Подобно многим милым и обаятельным, но больным людям, Дарвин как будто без особых усилий умел привлечь к себе на помощь друзей. Старинному приятелю по колледжу Фоксу он поручил наблюдать за полосатостью в окраске лошадей. Гексли сообщал все, что требовалось, об эмбриологии рыб, Аза Грей — об альпийских растениях Северной Америки, Гукер — о новозеландской флоре и многом другом. В более поздние годы дети помогали Дарвину иллюстрировать его книги, Гукер и Ляйелл выступали как его ходатаи перед лицом научного мира, Гексли же сделался его «полномочным представителем» и защитником от враждебных когорт епископов и архидиаконов. Дарвин добросовестно старался давать так же много, как получал. Старался он и не требовать многого; но его увлеченность захватывала его самого и заражала его друзей. «Как я надеюсь, что на Борнео Вы полазаете по горам, — писал он Гукеру, своекорыстно помышляя о своей теории распределения альпийской растительности, — как много любопытного это даст!»

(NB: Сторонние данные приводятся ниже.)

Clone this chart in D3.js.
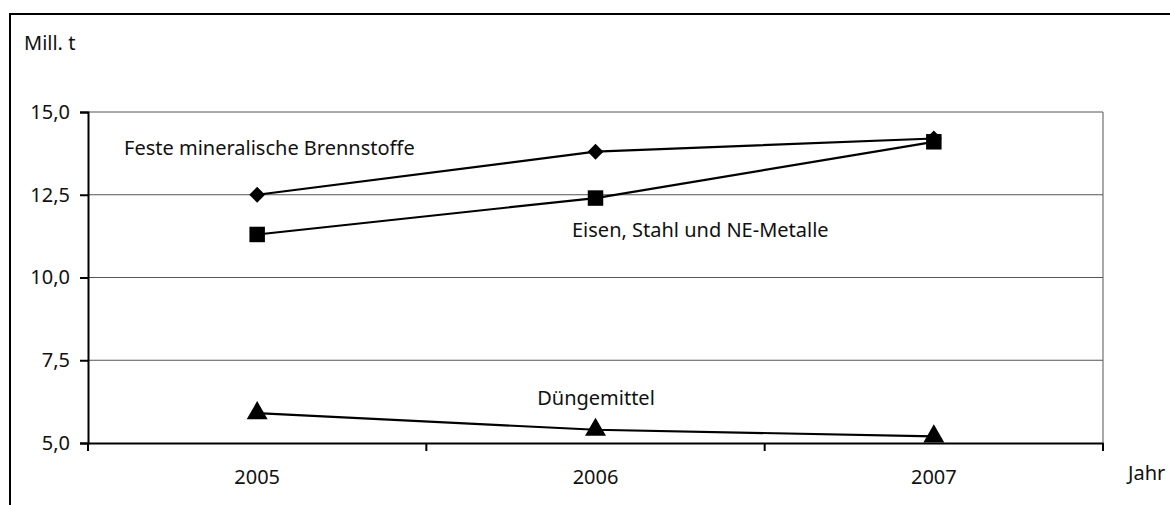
<!DOCTYPE html>
<html>
<head>
<meta charset="utf-8">
<script src="https://cdn.jsdelivr.net/npm/d3@7"></script>
<style>
	body { margin: 0; background: #fff; }
	text { font-family: "Noto Sans", sans-serif; fill: #111; }
</style>
</head>
<body>
<script>
const years = ['2005', '2006', '2007'];
const brennstoffe = [12.5, 13.8, 14.2];
const eisenStahl = [11.3, 12.4, 14.1];
const duenger = [5.9, 5.4, 5.2];
const yTicks = [5, 7.5, 10, 12.5, 15];

const seriesNames = ['Feste mineralische Brennstoffe', 'Eisen, Stahl und NE-Metalle', 'Düngemittel'];
const seriesValues = [brennstoffe, eisenStahl, duenger];

const width = 1170, height = 505,
	margin = {top: 112, right: 67, bottom: 62, left: 88},
	fontSize = '20px';

let svg = d3.select('body').append('svg')
	.attr('width', width)
	.attr('height', height);

// outer frame (only top and left visible in the picture)
svg.append('path')
	.attr('d', 'M10,' + height + 'V14H' + width)
	.attr('fill', 'none')
	.attr('stroke', '#000')
	.attr('stroke-width', 2);

let x = d3.scaleBand()
	.domain(years)
	.range([margin.left, width - margin.right]);

let y = d3.scaleLinear()
	.domain([5, 15])
	.range([height - margin.bottom, margin.top]);

// grid lines
svg.append('g')
	.selectAll('line')
	.data(yTicks.filter(d => d > 5))
	.enter().append('line')
	.attr('x1', margin.left)
	.attr('x2', width - margin.right)
	.attr('y1', d => y(d))
	.attr('y2', d => y(d))
	.attr('stroke', '#555')
	.attr('stroke-width', 1);

// right border of plot area
svg.append('line')
	.attr('x1', width - margin.right)
	.attr('x2', width - margin.right)
	.attr('y1', margin.top)
	.attr('y2', height - margin.bottom)
	.attr('stroke', '#555')
	.attr('stroke-width', 1);

// y axis
let yAxis = svg.append('g')
	.attr('transform', 'translate(' + margin.left + ',0)')
	.call(d3.axisLeft(y)
		.tickValues(yTicks)
		.tickSize(8)
		.tickPadding(10)
		.tickFormat(d => d3.format('.1f')(d).replace('.', ',')));

// x axis, ticks between the categories
let xAxis = svg.append('g')
	.attr('transform', 'translate(0,' + (height - margin.bottom) + ')')
	.call(d3.axisBottom(x).tickSize(0).tickPadding(27));

xAxis.selectAll('.catTick')
	.data(d3.range(years.length + 1))
	.enter().append('line')
	.attr('class', 'catTick')
	.attr('x1', i => margin.left + i * x.step())
	.attr('x2', i => margin.left + i * x.step())
	.attr('y1', 0)
	.attr('y2', 8)
	.attr('stroke', '#000')
	.attr('stroke-width', 2);

[yAxis, xAxis].forEach(ax => {
	ax.select('.domain').attr('stroke', '#000').attr('stroke-width', 2);
	ax.selectAll('.tick line').attr('stroke', '#000').attr('stroke-width', 2);
	ax.selectAll('.tick text')
		.style('font-family', '"Noto Sans", sans-serif')
		.style('font-size', fontSize)
		.attr('fill', '#111');
});

// series lines and markers
let line = d3.line()
	.x((d, i) => x(years[i]) + x.bandwidth() / 2)
	.y(d => y(d));

const markers = [
	{type: d3.symbolSquare, size: 125, rotate: 45},
	{type: d3.symbolSquare, size: 240, rotate: 0},
	{type: d3.symbolTriangle, size: 190, rotate: 0}
];

seriesValues.forEach((vals, s) => {
	svg.append('path')
		.datum(vals)
		.attr('d', line)
		.attr('fill', 'none')
		.attr('stroke', '#000')
		.attr('stroke-width', 2.2);

	svg.append('g')
		.selectAll('path')
		.data(vals)
		.enter().append('path')
		.attr('transform', (d, i) => 'translate(' + (x(years[i]) + x.bandwidth() / 2) + ',' + y(d) + ') rotate(' + markers[s].rotate + ')')
		.attr('d', d3.symbol().type(markers[s].type).size(markers[s].size))
		.attr('fill', '#000');
});

// labels
const labelPos = [
	{x: 124, y: 155, anchor: 'start'},
	{x: 572, y: 237, anchor: 'start'},
	{x: 596, y: 405, anchor: 'middle'}
];

svg.append('g')
	.selectAll('text')
	.data(seriesNames)
	.enter().append('text')
	.attr('x', (d, i) => labelPos[i].x)
	.attr('y', (d, i) => labelPos[i].y)
	.attr('text-anchor', (d, i) => labelPos[i].anchor)
	.style('font-size', fontSize)
	.text(d => d);

svg.append('text')
	.attr('x', 24)
	.attr('y', 50)
	.style('font-size', fontSize)
	.text('Mill. t');

svg.append('text')
	.attr('x', 1128)
	.attr('y', 480)
	.style('font-size', fontSize)
	.text('Jahr');
</script>
</body>
</html>
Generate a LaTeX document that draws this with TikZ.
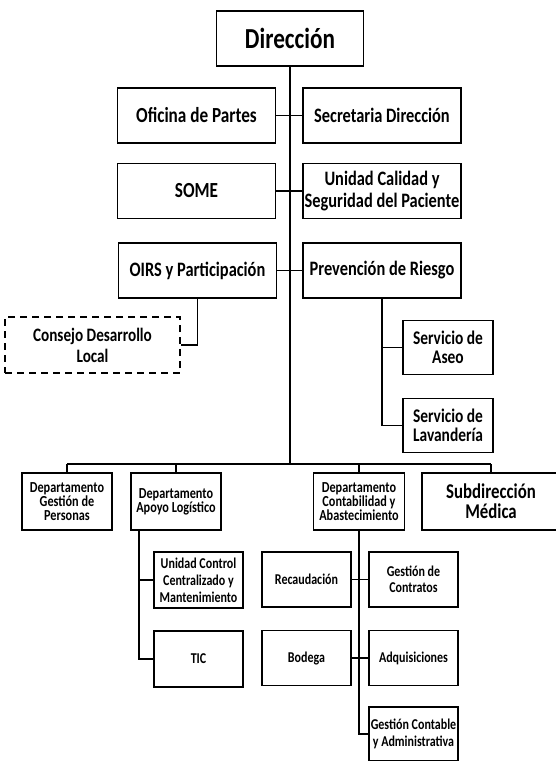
\documentclass[tikz,border=0pt]{standalone}
\usepackage{fontspec}
\setmainfont{Carlito}[FakeStretch=0.8]
\usetikzlibrary{positioning,calc}

\begin{document}
\begin{tikzpicture}[x=1pt,y=-1pt,
    box/.style={draw,line width=1.8pt,align=center,inner sep=0pt,minimum width=158pt,minimum height=55pt,font=\bfseries\fontsize{20.5}{22}\selectfont},
    svc/.style={box,minimum width=90pt,minimum height=54pt,font=\bfseries\fontsize{19.3}{19.5}\selectfont},
    dept/.style={box,minimum width=90pt,minimum height=57pt,font=\bfseries\fontsize{15.3}{14}\selectfont},
    unit/.style={box,minimum width=89pt,minimum height=55pt,font=\bfseries\fontsize{15}{16.5}\selectfont},
    link/.style={line width=1.5pt}]
            \useasboundingbox (0, 0) rectangle (555, 761);
            \node [box,minimum width=147pt,font=\bfseries\fontsize{29}{30}\selectfont] (dir) at (290, 38.5) {Dirección};%
            \node [box,font=\bfseries\fontsize{21.5}{22}\selectfont] (ofi) at (196.5, 115.5) {Oficina de Partes};%
            \node [box] (sec) at (382, 115.5) {Secretaria Dirección};%
            \node [box,font=\bfseries\fontsize{21.5}{22}\selectfont] (some) at (196.5, 191) {SOME};%
            \node [box] (cal) at (382, 191) {Unidad Calidad y\\Seguridad del Paciente};%
            \node [box] (oirs) at (197.5, 270.5) {OIRS y Participación};%
            \node [box] (prev) at (382, 270.5) {Prevención de Riesgo};%
            \node [box,dash pattern=on 7pt off 5pt,minimum width=175pt,minimum height=56pt,font=\bfseries\fontsize{19}{21}\selectfont] (cons) at (92.5, 345) {Consejo Desarrollo\\Local};%
            \node [svc] (aseo) at (448, 347.5) {Servicio de\\Aseo};%
            \node [svc] (lav) at (448, 425.5) {Servicio de\\Lavandería};%
            % departamentos
            \node [dept] (dgp) at (67, 501.5) {Departamento\\Gestión de\\Personas};%
            \node [dept] (dal) at (176, 501.5) {Departamento\\Apoyo Logístico};%
            \node [dept,minimum width=91pt] (dca) at (359, 501.5) {Departamento\\Contabilidad y\\Abastecimiento};%
            \node [box,minimum width=138pt,minimum height=57pt,font=\bfseries\fontsize{21}{20}\selectfont] (sub) at (491, 501.5) {Subdirección\\Médica};%
            \node [unit,minimum height=56pt,font=\bfseries\fontsize{15}{17}\selectfont] (ucc) at (198.5, 580) {Unidad Control\\Centralizado y\\Mantenimiento};%
            \node [unit,minimum height=56pt] (tic) at (198.5, 659) {TIC};%
            \node [unit] (rec) at (306.5, 579.5) {Recaudación};%
            \node [unit] (ctr) at (413.5, 579.5) {Gestión de\\Contratos};%
            \node [unit] (bod) at (306.5, 658) {Bodega};%
            \node [unit] (adq) at (413.5, 658) {Adquisiciones};%
            \node [unit,minimum height=54pt] (gca) at (413.5, 734) {Gestión Contable\\y Administrativa};%
            \coordinate (bL) at (67, 464);
            \coordinate (bR) at (491, 464);
            \coordinate (dalx) at ([xshift=9pt]dal.south west);
            \draw [link] (dir.south) to (dir.south |- bL);
            \draw [link] (ofi.east) to (sec.west);
            \draw [link] (some.east) to (cal.west);
            \draw [link] (oirs.east) to (prev.west);
            \draw [link] (oirs.south) |- (cons.east);
            \draw [link] (prev.south) |- (lav.west);
            \draw [link] (prev.south |- aseo.west) to (aseo.west);
            \draw [link] (bL) to (bR);
            \draw [link] (bL) to (dgp.north);
            \draw [link] (dal.north |- bL) to (dal.north);
            \draw [link] (dca.north |- bL) to (dca.north);
            \draw [link] (bR) to (sub.north);
            \draw [link] (dalx) |- (tic.west);
            \draw [link] (dalx |- ucc.west) to (ucc.west);
            \draw [link] (dca.south) |- (gca.west);
            \draw [link] (rec.east) to (ctr.west);
            \draw [link] (bod.east) to (adq.west);
        \end{tikzpicture}
\end{document}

Несомненно, стольких одаренных и блистательных людей влекла к такому отшельнику в первую очередь не его личность, а идея, верней — совокупность идей, которым предстояло совершить переворот во всех областях биологической науки. С дарвиновским учением нельзя было не считаться. Больше того, даже потом, когда вышло в свет «Происхождение видов», это учение продолжал творить Дарвин. В том и кроется сильнейшее доказательство его величия: он сам — не Уоллес, не Гексли или еще кто-нибудь, а он — был средоточием дарвинизма. Несмотря на болезни, на все недостатки, в нем была та широта взглядов, здравость суждений, сосредоточенность ума, которая удержала за ним первенство в огромной области его исследований. Он предвидел конечные выводы своей теории, хоть никогда не делал их поспешно.
«Если мы позволим себе дать полную волю воображению, — писал он в своей первой тетради за 1837–38 годы, — может вдруг оказаться, что животные — наши братья по боли, болезням, смерти, страданиям и бедствиям, наши рабы в самой тяжелой работе, спутники в развлечениях — разделяют с нами происхождение от общего предка — и все мы слеплены из той же глины».
Может быть, Дарвин думал как раз столько, сколько надо великому мыслителю. Он часто повторял, что «нельзя стать хорошим наблюдателем, не будучи деятельным теоретиком», однако сам редко отходил далеко от фактов, сознавая, что если факты без идеи жалки и бесплодны, то идеи без фактов произвольны и недостоверны — своего рода безумство, зачастую вызванное причинами нравственного порядка. Он был занят скорее самой проблемой, чем ее решением, и потому мог спокойно пребывать среди фактов, покуда они сами волей-неволей не откроют ему свой смысл. «Терпение и труд» — этой мудрости он следовал так преданно, что подчас чувствовал себя обязанным приносить извинения за свою терпеливость.